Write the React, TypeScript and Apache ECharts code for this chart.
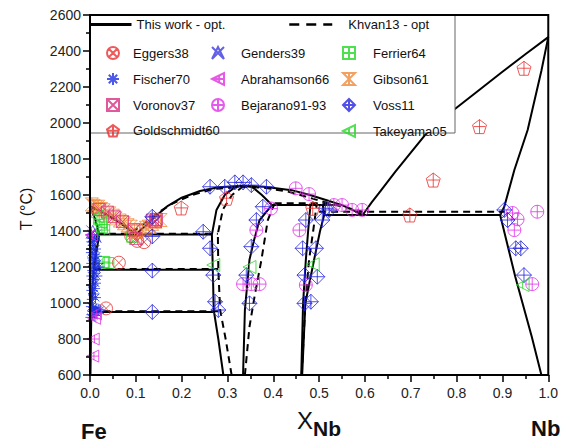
import React, { useEffect, useRef } from "react";
import * as echarts from "echarts";

// ---------- calculated phase boundaries: "This work - opt." (solid) ----------
const workLiquidusFe = [[0, 1538], [0.03, 1500], [0.06, 1455], [0.085, 1410], [0.1, 1380]];
const workLiquidusLaves = [[0.1, 1380], [0.12, 1425], [0.14, 1475], [0.17, 1540], [0.2, 1585], [0.24, 1622], [0.28, 1643], [0.333, 1652], [0.38, 1646], [0.44, 1627], [0.48, 1600], [0.52, 1568], [0.55, 1544]];
const workLiquidusMu = [[0.55, 1544], [0.575, 1515], [0.595, 1489]];
const workLiquidusNb = [[0.595, 1489], [0.615, 1560], [0.63, 1609], [0.666, 1729], [0.7, 1835], [0.731, 1933], [0.79, 2065], [0.85, 2185], [0.9, 2285], [0.95, 2382], [1.0, 2477]];
const workSolidusNb = [[1.0, 2477], [0.985, 2290], [0.955, 1961], [0.926, 1739], [0.904, 1535], [0.895, 1489]];
const workSolvusNb = [[0.895, 1489], [0.928, 1146], [0.964, 813], [0.985, 600]];
const workLavesLeft = [[0.291, 600], [0.28, 800], [0.27, 961], [0.268, 1185], [0.266, 1380], [0.276, 1517], [0.294, 1600], [0.315, 1640], [0.333, 1652]];
const workLavesRight = [[0.334, 600], [0.338, 961], [0.343, 1100], [0.348, 1240], [0.358, 1350], [0.37, 1461], [0.397, 1544]];
const workLavesTop = [[0.333, 1652], [0.354, 1645], [0.375, 1600], [0.397, 1544]];
const workPeritectic = [[0.397, 1544], [0.55, 1544]];
const workEutecticNb = [[0.511, 1489], [0.895, 1489]];
const workMuLeft = [[0.461, 600], [0.465, 1000], [0.471, 1240], [0.476, 1400], [0.481, 1544]];
const workMuRight = [[0.463, 600], [0.47, 1000], [0.489, 1240], [0.502, 1400], [0.511, 1489], [0.508, 1544]];
const workEutecticFe = [[0.02, 1380], [0.266, 1380]];
const workEutectoidHigh = [[0.008, 1185], [0.268, 1185]];
const workEutectoidLow = [[0.003, 950], [0.27, 950]];
const workFeSolidus = [[0, 1538], [0.012, 1460], [0.02, 1380]];
const workFeDelta = [[0.02, 1380], [0.015, 1300], [0.008, 1185]];
const workFeGamma = [[0.008, 1185], [0.005, 1080], [0.003, 950]];
const workFeAlpha = [[0.003, 950], [0.002, 800], [0.001, 600]];

// ---------- "Khvan13 - opt" (dashed) ----------
const khvLiquidusFe = [[0, 1538], [0.04, 1488], [0.07, 1440], [0.092, 1392]];
const khvLiquidusLaves = [[0.092, 1392], [0.12, 1445], [0.15, 1505], [0.18, 1552], [0.22, 1598], [0.27, 1633], [0.333, 1646], [0.38, 1640], [0.43, 1620], [0.47, 1592], [0.52, 1554], [0.56, 1530], [0.595, 1507]];
const khvEutecticNb = [[0.5, 1507], [0.905, 1507]];
const khvPeritectic = [[0.403, 1554], [0.52, 1554]];
const khvLavesLeft = [[0.309, 600], [0.296, 800], [0.284, 961], [0.28, 1185], [0.279, 1385], [0.29, 1520], [0.31, 1600], [0.333, 1646]];
const khvLavesRight = [[0.338, 600], [0.348, 868], [0.36, 1050], [0.374, 1239], [0.388, 1461], [0.403, 1554]];
const khvMu = [[0.462, 600], [0.47, 1000], [0.478, 1240], [0.487, 1400], [0.495, 1554]];
const khvEutecticFe = [[0.015, 1385], [0.279, 1385]];
const khvEutectoidHigh = [[0.008, 1189], [0.28, 1189]];
const khvEutectoidLow = [[0.003, 954], [0.284, 954]];
const khvFeDelta = [[0.015, 1385], [0.012, 1290], [0.008, 1189]];

// ---------- experimental data ----------
const eggers38 = [[0.035, 970], [0.063, 1224], [0.09, 1372], [0.103, 1345], [0.118, 1338]];
const genders39 = [[0.006, 1395], [0.01, 1372]];
const ferrier64 = [[0.02, 1465], [0.026, 1420], [0.031, 1405], [0.092, 1368], [0.031, 1228], [0.04, 1222]];
const fischer70 = [
  [0.003, 1380], [0.006, 1360], [0.004, 1340], [0.01, 1350], [0.008, 1320], [0.012, 1300], [0.005, 1300],
  [0.003, 1280], [0.009, 1270], [0.014, 1260], [0.006, 1250], [0.011, 1235], [0.017, 1220], [0.004, 1220],
  [0.008, 1205], [0.013, 1195], [0.02, 1200], [0.006, 1180], [0.01, 1165], [0.015, 1150], [0.004, 1150],
  [0.008, 1130], [0.012, 1110], [0.006, 1100], [0.01, 1080], [0.004, 1070], [0.008, 1050], [0.012, 1030],
  [0.005, 1020], [0.003, 980], [0.008, 975], [0.013, 970], [0.018, 965], [0.022, 960], [0.006, 955],
  [0.01, 950], [0.015, 945], [0.004, 935], [0.009, 930], [0.002, 920],
];
const abrahamson66 = [[0.003, 1378], [0.012, 940], [0.01, 915], [0.007, 800], [0.006, 705]];
const gibson61 = [
  [0.004, 1548], [0.008, 1540], [0.013, 1532], [0.018, 1535], [0.024, 1522], [0.03, 1515], [0.042, 1498],
  [0.05, 1485], [0.056, 1470], [0.065, 1458], [0.074, 1443], [0.082, 1432], [0.089, 1424], [0.097, 1405],
  [0.103, 1396], [0.114, 1406], [0.122, 1418], [0.128, 1424], [0.136, 1440], [0.143, 1452], [0.154, 1461],
];
const voronov37 = [[0.02, 1520], [0.038, 1505], [0.053, 1479], [0.071, 1452], [0.096, 1406], [0.1, 1359], [0.136, 1461], [0.143, 1452], [0.145, 1465]];
const bejarano9193 = [
  [0.334, 1105], [0.352, 1105], [0.37, 1105], [0.363, 1405], [0.395, 1525], [0.449, 1637], [0.478, 1605],
  [0.457, 1405], [0.471, 1100], [0.532, 1544], [0.55, 1544], [0.572, 1517], [0.594, 1517], [0.922, 1500],
  [0.933, 1465], [0.926, 1405], [0.976, 1507], [0.965, 1105],
];
const voss11 = [
  [0.136, 1479], [0.136, 1370], [0.136, 1180], [0.136, 950],
  [0.247, 1396], [0.262, 1304], [0.269, 1155], [0.273, 1007], [0.28, 961],
  [0.262, 1646], [0.294, 1646], [0.316, 1670], [0.334, 1670], [0.352, 1655], [0.385, 1646],
  [0.377, 1535], [0.363, 1461], [0.352, 1313], [0.341, 1155], [0.348, 998],
  [0.471, 1461], [0.507, 1461], [0.464, 1304], [0.493, 1304], [0.468, 1155], [0.496, 1146], [0.468, 998], [0.482, 1007],
  [0.514, 1526], [0.522, 1517],
  [0.904, 1517], [0.911, 1461], [0.929, 1304], [0.94, 1304], [0.947, 1155],
];
const goldschmidt60 = [[0.199, 1528], [0.298, 1582], [0.486, 1526], [0.698, 1489], [0.749, 1683], [0.85, 1980], [0.947, 2304]];
const takeyama05 = [[0.015, 1480], [0.022, 1445], [0.269, 1211], [0.348, 1200], [0.486, 1215], [0.944, 1100]];

const SOLID_NAME = "This work - opt.";
const DASH_NAME = "Khvan13 - opt";

const SYM = {
  circleX: "path://M0 10A10 10 0 1 1 20 10A10 10 0 1 1 0 10ZM2.93 2.93L17.07 17.07M17.07 2.93L2.93 17.07",
  circlePlus: "path://M0 10A10 10 0 1 1 20 10A10 10 0 1 1 0 10ZM10 0L10 20M0 10L20 10",
  squarePlus: "path://M0 0L20 0L20 20L0 20ZM10 0L10 20M0 10L20 10",
  squareX: "path://M0 0L20 0L20 20L0 20ZM0 0L20 20M20 0L0 20",
  diamondPlus: "path://M10 0L20 10L10 20L0 10ZM10 0L10 20M0 10L20 10",
  pentagonPlus: "path://M10 0L19.5 6.9L15.9 18.1L4.1 18.1L0.5 6.9ZM10 0L10 18.1M2 9L18 9",
  triLeftPlus: "path://M0 10L20 0L20 20ZM0 10L20 10M12 3L12 17",
  triLeftBar: "path://M0 10L20 0L20 20ZM10 5L10 15",
  asterisk: "path://M10 0L10 20M0 10L20 10M3 3L17 17M17 3L3 17",
  genders: "path://M0 0L20 20M20 0L0 20M0 20L10 0L20 20",
  gibson: "path://M0 0L20 0L0 20L20 20ZM10 0L10 20",
};

const scatterDefs = [
  { name: "Eggers38", data: eggers38, symbol: SYM.circleX, color: "#e8312f", size: 13 },
  { name: "Genders39", data: genders39, symbol: SYM.genders, color: "#3a3ae0", size: 13 },
  { name: "Ferrier64", data: ferrier64, symbol: SYM.squarePlus, color: "#22d822", size: 11 },
  { name: "Fischer70", data: fischer70, symbol: SYM.asterisk, color: "#1f2fe0", size: 11 },
  { name: "Abrahamson66", data: abrahamson66, symbol: SYM.triLeftPlus, color: "#e02ee0", size: 12 },
  { name: "Gibson61", data: gibson61, symbol: SYM.gibson, color: "#f08a3a", size: 13 },
  { name: "Voronov37", data: voronov37, symbol: SYM.squareX, color: "#d8307e", size: 12 },
  { name: "Bejarano91-93", data: bejarano9193, symbol: SYM.circlePlus, color: "#e030e8", size: 13 },
  { name: "Voss11", data: voss11, symbol: SYM.diamondPlus, color: "#2424e0", size: 15 },
  { name: "Goldschmidt60", data: goldschmidt60, symbol: SYM.pentagonPlus, color: "#e83030", size: 14 },
  { name: "Takeyama05", data: takeyama05, symbol: SYM.triLeftBar, color: "#28d828", size: 13 },
];

const solidCurves = [
  workLiquidusFe, workLiquidusLaves, workLiquidusMu, workLiquidusNb, workSolidusNb, workSolvusNb,
  workLavesLeft, workLavesRight, workLavesTop, workPeritectic, workEutecticNb, workMuLeft, workMuRight,
  workEutecticFe, workEutectoidHigh, workEutectoidLow, workFeSolidus, workFeDelta, workFeGamma, workFeAlpha,
];
const dashedCurves = [
  khvLiquidusFe, khvLiquidusLaves, khvEutecticNb, khvPeritectic, khvLavesLeft, khvLavesRight, khvMu,
  khvEutecticFe, khvEutectoidHigh, khvEutectoidLow, khvFeDelta,
];

const FONT = "'Liberation Sans', Arial, sans-serif";

function buildOption() {
  const series: any[] = [];
  solidCurves.forEach((d) =>
    series.push({
      type: "line", name: SOLID_NAME, data: d, symbol: "none", showSymbol: false, silent: true, z: 2,
      lineStyle: { color: "#000", width: 2 }, itemStyle: { color: "#000" },
    })
  );
  dashedCurves.forEach((d) =>
    series.push({
      type: "line", name: DASH_NAME, data: d, symbol: "none", showSymbol: false, silent: true, z: 2,
      lineStyle: { color: "#000", width: 2, type: [7, 5] }, itemStyle: { color: "#000" },
    })
  );
  scatterDefs.forEach((s) =>
    series.push({
      type: "scatter", name: s.name, data: s.data, symbol: s.symbol, symbolSize: s.size, silent: true, z: 3,
      itemStyle: { color: "rgba(0,0,0,0)", borderColor: s.color, borderWidth: 1 },
    })
  );

  const legendBase = {
    selectedMode: false, z: 20, itemHeight: 14, padding: 0,
    textStyle: { fontSize: 13, color: "#111", fontFamily: FONT },
  };
  const colLegend = (data: string[], left: number, pad: number) => ({
    ...legendBase, data, orient: "vertical", left, top: 46, itemWidth: 12, itemHeight: 12, itemGap: 12,
    textStyle: { ...legendBase.textStyle, padding: [0, 0, 0, pad] },
  });

  return {
    animation: false,
    grid: { left: 90, right: 10, top: 15, bottom: 71, show: true, borderColor: "#000", borderWidth: 2, z: 30 },
    xAxis: {
      type: "value", min: 0, max: 1, interval: 0.1, z: 30,
      axisLine: { show: true, lineStyle: { color: "#000", width: 2 } },
      axisTick: { show: true, length: 7, lineStyle: { color: "#000", width: 1.5 } },
      minorTick: { show: true, splitNumber: 2, length: 4, lineStyle: { color: "#000", width: 1.5 } },
      splitLine: { show: false },
      axisLabel: { fontSize: 14, color: "#222", fontFamily: FONT, margin: 11, formatter: (v: number) => v.toFixed(1) },
    },
    yAxis: {
      type: "value", min: 600, max: 2600, interval: 200, z: 30,
      axisLine: { show: true, lineStyle: { color: "#000", width: 2 } },
      axisTick: { show: true, length: 7, lineStyle: { color: "#000", width: 1.5 } },
      minorTick: { show: true, splitNumber: 2, length: 4, lineStyle: { color: "#000", width: 1.5 } },
      splitLine: { show: false },
      axisLabel: { fontSize: 14, color: "#222", fontFamily: FONT, margin: 9, formatter: (v: number) => String(v) },
    },
    legend: [
      {
        ...legendBase, data: [SOLID_NAME], left: 88, top: 18, itemWidth: 42,
        lineStyle: { width: 3 }, itemStyle: { opacity: 0 },
      },
      {
        ...legendBase, data: [DASH_NAME], left: 288, top: 18, itemWidth: 43,
        lineStyle: { width: 2.5, type: [10, 7] }, itemStyle: { opacity: 0 },
        textStyle: { ...legendBase.textStyle, padding: [0, 0, 0, 11] },
      },
      colLegend(["Eggers38", "Fischer70", "Voronov37", "Goldschmidt60"], 106, 9),
      colLegend(["Genders39", "Abrahamson66", "Bejarano91-93"], 211, 12),
      colLegend(["Ferrier64", "Gibson61", "Voss11", "Takeyama05"], 342, 13),
    ],
    graphic: [
      {
        type: "rect", z: 10, silent: true,
        shape: { x: 90, y: 15, width: 365, height: 118 },
        style: { fill: "#fff", stroke: "#666", lineWidth: 1 },
      },
      {
        type: "text", x: 26, y: 209, rotation: Math.PI / 2, silent: true,
        style: { text: "T (°C)", font: `16px ${FONT}`, fill: "#111", textAlign: "center", textVerticalAlign: "middle", align: "center", verticalAlign: "middle" },
      },
      {
        type: "text", x: 297, y: 420, silent: true,
        style: { text: "X", font: `24px ${FONT}`, fill: "#111", textAlign: "left", textVerticalAlign: "middle", align: "left", verticalAlign: "middle" },
      },
      {
        type: "text", x: 313, y: 428, silent: true,
        style: { text: "Nb", font: `bold 21px ${FONT}`, fill: "#111", textAlign: "left", textVerticalAlign: "middle", align: "left", verticalAlign: "middle" },
      },
      {
        type: "text", x: 81, y: 431, silent: true,
        style: { text: "Fe", font: `bold 22px ${FONT}`, fill: "#111", textAlign: "left", textVerticalAlign: "middle", align: "left", verticalAlign: "middle" },
      },
      {
        type: "text", x: 531, y: 428, silent: true,
        style: { text: "Nb", font: `bold 22px ${FONT}`, fill: "#111", textAlign: "left", textVerticalAlign: "middle", align: "left", verticalAlign: "middle" },
      },
    ],
    series,
  };
}

export default function App() {
  const ref = useRef<HTMLDivElement>(null);
  useEffect(() => {
    if (!ref.current) return;
    const chart = echarts.init(ref.current, null, { renderer: "svg" });
    chart.setOption(buildOption() as any);
    return () => chart.dispose();
  }, []);
  return <div ref={ref} style={{ position: "absolute", left: 0, top: 0, width: 561, height: 446 }} />;
}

Problem statement — Repeat the lines above, starting at the first and stopping after the line that holds "import * as", with the pictures left out.

The reply —
Write the React, TypeScript and Apache ECharts code for this chart.
import React, { useEffect, useRef } from "react";
import * as echarts from "echarts";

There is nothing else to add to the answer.